If it's all about adult love, then the government has no place getting mixed up in it. If it's only about mutual care, then any two people, or group of people, have a claim, and marriage means nothing.

I can promise you that I will never feel myself justified in writing self-help books about making friends and networking. I also suspect that my declining devotion to talk radio is a trend founded in wisdom.

But I'll tell ya: the broader, most reasonable arguments against gay marriage are locked out of the Rhode Island media, as far as I've been able to tell.

ADDENDUM:
Incidentally, I'm sure the gay marriage issue is going to hit Rhode Island in the not-too-distant future, and if the debate remains as one-sided as it is now, I don't see much room for hope.

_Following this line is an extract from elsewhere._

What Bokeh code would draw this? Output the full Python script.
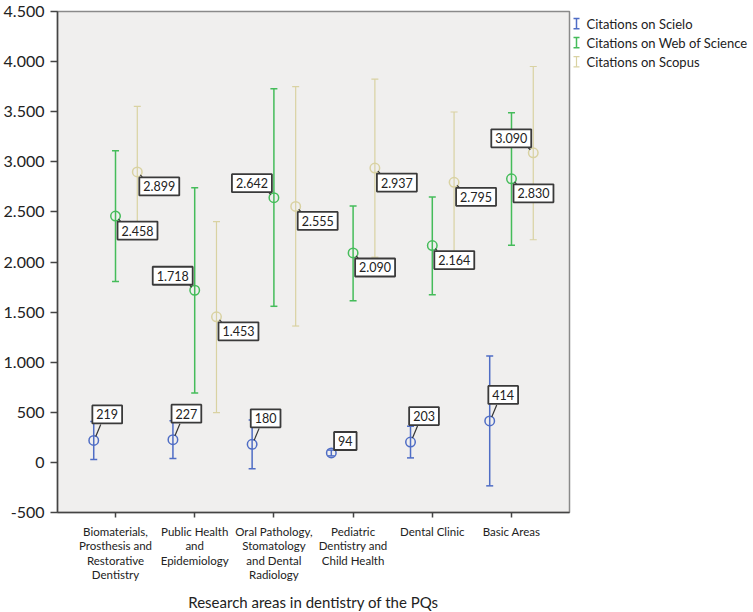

On further reflection, it seems to me that the long pause when Yorke stopped reading my email could have indicated that he read more and decided that it didn't make the point he wanted to make. He also did little more than scoff off my point about what the real question should be. Adding that observation to my having been disconnected before hitting the air on the same issue a while back makes me wonder how much of the publicly aired debate is being deliberately crafted by WPRO, as it obviously is by the print media. This strikes me as among the most dangerous attributes of the gay marriage battle.

My reach isn't very far, but — perhaps contradictory to what one would expect — it's even less far within the context of Rhode Island. If anybody's got any ideas about ways to force the other side of the debate — which conforms with the majority opinion, after all — into the public view, I'd love to hear them.